Jean Chretien, the Prime Minister, recently pooh-poohed the idea of inviting public comment on candidates for judgeships during the judicial selection process. But surely, in a country increasingly ruled by unelected jurists -- many of whom exhibit a penchant for "reading in" laws that don't exist, quashing laws passed democratically on grounds of "public policy," or simply ignoring laws outright -- democracy compels some manner of judicial accountability.
To this end, Canada needs neither the highly politicized U.S.-style confirmation hearings, nor the constraint of Senate veto power over court appointees. What is required is a public process whereby ordinary Canadians get to know the robed sages who decide, among other things, whether paedophiles may freely gaze at naked pictures of their children in the name of "free speech."
Yet most Canadians will have never heard of the two leading contenders to replace Justice Cory. Both are women, and they have been catapulted ahead of the male competition largely due to their surplus X chromosone. Canada's legal community considers two female Supreme Court justices -- the current allotment -- one too few. And whoever is selected must be from Ontario -- or so tradition counsels -- since the province would otherwise be underrepresented.
One of these two affirmative action candidates is Justice Rosalie Abella of the Ontario Court of Appeal. Justice Abella is a fierce proponent of employment equity -- a retrograde policy, opposed by a clear majority of Canadians, which grants job preferences to women and visible minorities. The other candidate is Madame Justice Louise Arbour, currently serving as chief war crimes prosecutor in the former Yugoslavia. Justice Arbour is the self-styled champion of the "new international order" -- which aims to strip nation-states of their sovereign rights and replace them with "customary international law" -- or rule by unelected international jurists.

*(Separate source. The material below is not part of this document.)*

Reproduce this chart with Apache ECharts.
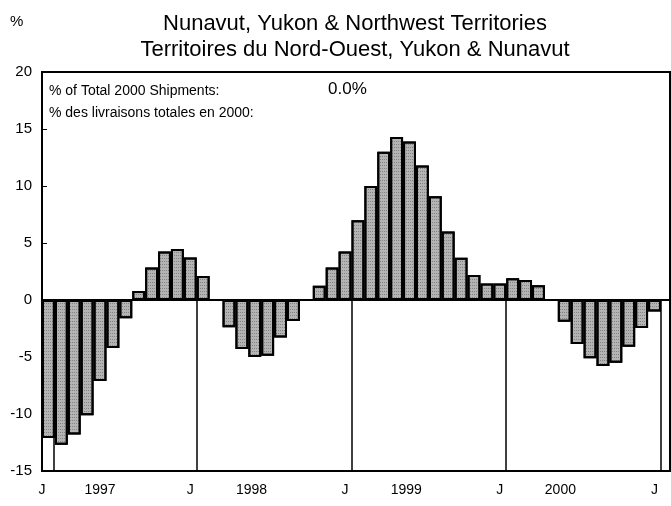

Why should judicial appointees be required to publicly explain the rationale behind their more controversial opinions? Such a process would offer two major advantages. First, Canadians could publicly protest against judges who depart from their principles. Second, they could evaluate the wisdom of those ministers who select judges -- and subsequently register their approval or displeasure at the ballot box. Either way, democracy wins.